• [What is expected]:
Reproduce the listing word for word. Skip any image.

------ Supplied material

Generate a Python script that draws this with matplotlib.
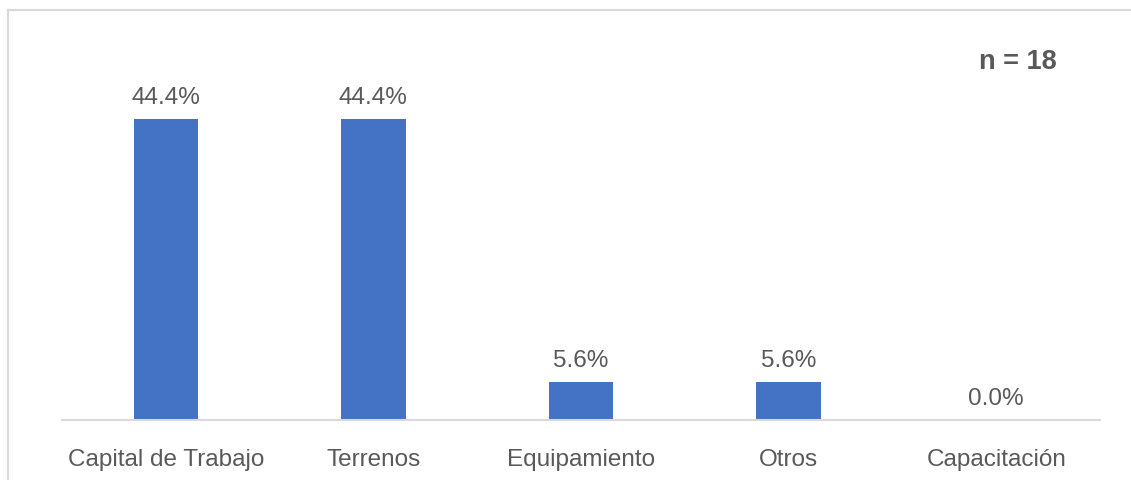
import matplotlib
matplotlib.use("Agg")
from matplotlib import pyplot as plt
from matplotlib.lines import Line2D

#%%
# data
categorias = ["Capital de Trabajo", "Terrenos", "Equipamiento", "Otros", "Capacitación"]
porcentajes = [44.4, 44.4, 5.6, 5.6, 0.0]
etiquetas = ["44.4%", "44.4%", "5.6%", "5.6%", "0.0%"]
n_texto = "n = 18"

bar_color = "#4472C4"
text_color = "#595959"
grid_color = "#D9D9D9"

plt.rcParams["font.family"] = ["Liberation Sans", "DejaVu Sans"]

#%%
fig = plt.figure(figsize=(11.31, 4.81), dpi=100)
ax = fig.add_axes([62 / 1131, 60 / 481, 1038 / 1131, 391 / 481])

x = list(range(len(categorias)))
bars = ax.bar(x, porcentajes, width=0.31, color=bar_color, zorder=2)

for xi, v, lab in zip(x, porcentajes, etiquetas):
    ax.annotate(lab, (xi, v), xytext=(0, 8), textcoords="offset points",
                ha="center", va="bottom", fontsize=17.5, color=text_color)

ax.set_xlim(-0.5, len(categorias) - 0.5)
ax.set_ylim(0, 57.7)
ax.set_xticks(x)
ax.set_xticklabels(categorias, fontsize=17.5, color=text_color)
ax.tick_params(axis="x", length=0, pad=20)
ax.set_yticks([])
for s in ["top", "right", "left"]:
    ax.spines[s].set_visible(False)
ax.spines["bottom"].set_color(grid_color)
ax.spines["bottom"].set_linewidth(1.5)

fig.text(1018 / 1131, 1 - 62 / 481, n_texto, ha="center", va="center",
         fontsize=19.5, fontweight="bold", color=text_color)

# chart border (top and left visible)
fig.add_artist(Line2D([8 / 1131, 8 / 1131], [0, 1 - 11 / 481], transform=fig.transFigure,
                      color=grid_color, lw=1.5))
fig.add_artist(Line2D([8 / 1131, 1], [1 - 11 / 481, 1 - 11 / 481], transform=fig.transFigure,
                      color=grid_color, lw=1.5))

fig.savefig("out.png", dpi=100, facecolor="white")
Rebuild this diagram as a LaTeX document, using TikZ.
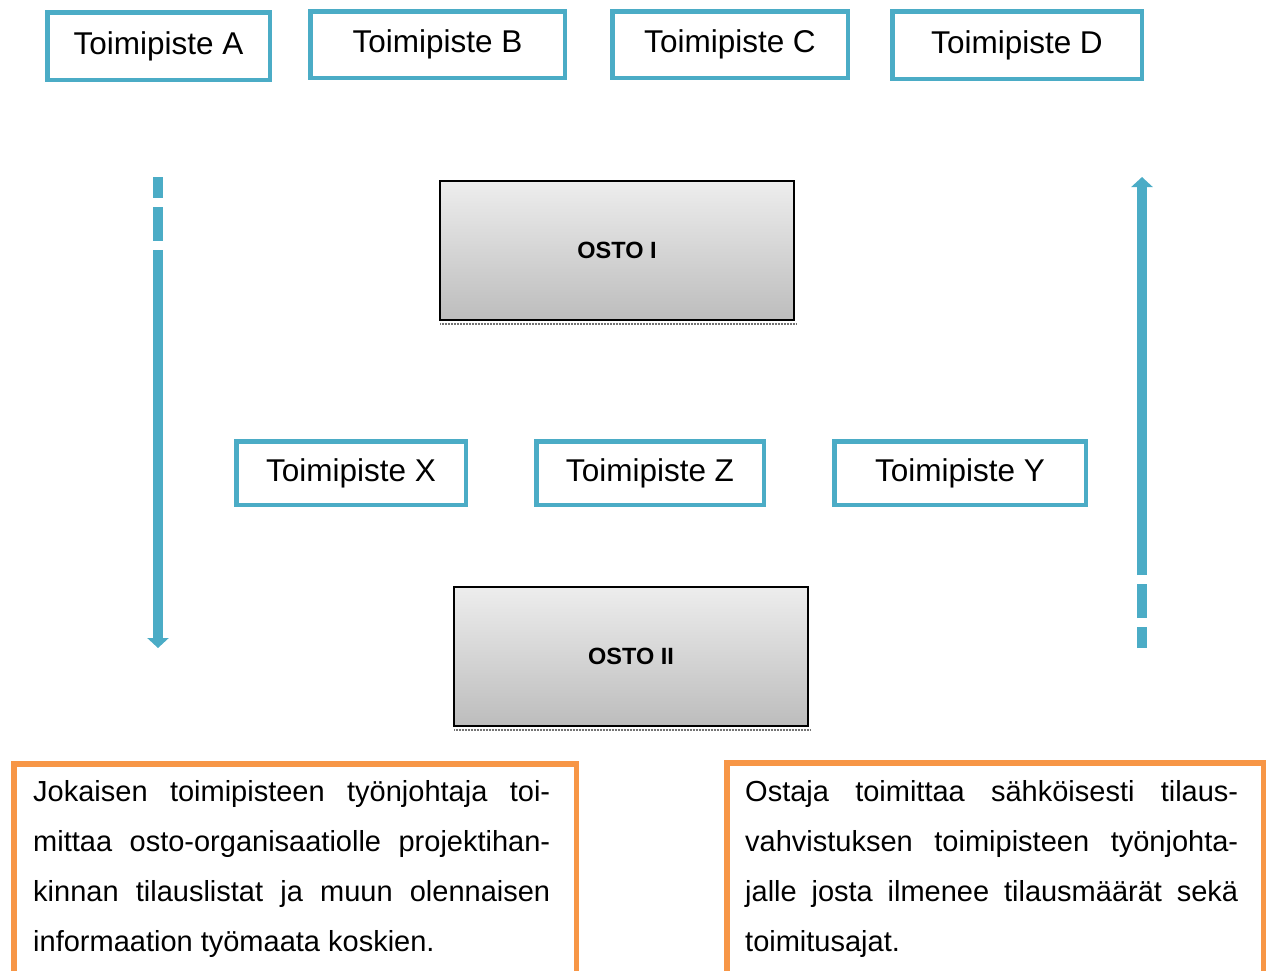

------------

• [Exercise solution]:
Generate a Python script that draws this with matplotlib.
import matplotlib
matplotlib.use("Agg")
from matplotlib import pyplot as plt
from matplotlib.lines import Line2D

#%%
# data
categorias = ["Capital de Trabajo", "Terrenos", "Equipamiento", "Otros", "Capacitación"]
porcentajes = [44.4, 44.4, 5.6, 5.6, 0.0]
etiquetas = ["44.4%", "44.4%", "5.6%", "5.6%", "0.0%"]
n_texto = "n = 18"

bar_color = "#4472C4"
text_color = "#595959"
grid_color = "#D9D9D9"

plt.rcParams["font.family"] = ["Liberation Sans", "DejaVu Sans"]

#%%
fig = plt.figure(figsize=(11.31, 4.81), dpi=100)
ax = fig.add_axes([62 / 1131, 60 / 481, 1038 / 1131, 391 / 481])

x = list(range(len(categorias)))
bars = ax.bar(x, porcentajes, width=0.31, color=bar_color, zorder=2)

for xi, v, lab in zip(x, porcentajes, etiquetas):
    ax.annotate(lab, (xi, v), xytext=(0, 8), textcoords="offset points",
                ha="center", va="bottom", fontsize=17.5, color=text_color)

ax.set_xlim(-0.5, len(categorias) - 0.5)
ax.set_ylim(0, 57.7)
ax.set_xticks(x)
ax.set_xticklabels(categorias, fontsize=17.5, color=text_color)
ax.tick_params(axis="x", length=0, pad=20)
ax.set_yticks([])
for s in ["top", "right", "left"]:
    ax.spines[s].set_visible(False)
ax.spines["bottom"].set_color(grid_color)
ax.spines["bottom"].set_linewidth(1.5)

fig.text(1018 / 1131, 1 - 62 / 481, n_texto, ha="center", va="center",
         fontsize=19.5, fontweight="bold", color=text_color)

# chart border (top and left visible)
fig.add_artist(Line2D([8 / 1131, 8 / 1131], [0, 1 - 11 / 481], transform=fig.transFigure,
                      color=grid_color, lw=1.5))
fig.add_artist(Line2D([8 / 1131, 1], [1 - 11 / 481, 1 - 11 / 481], transform=fig.transFigure,
                      color=grid_color, lw=1.5))

fig.savefig("out.png", dpi=100, facecolor="white")
Rebuild this diagram as a LaTeX document, using TikZ.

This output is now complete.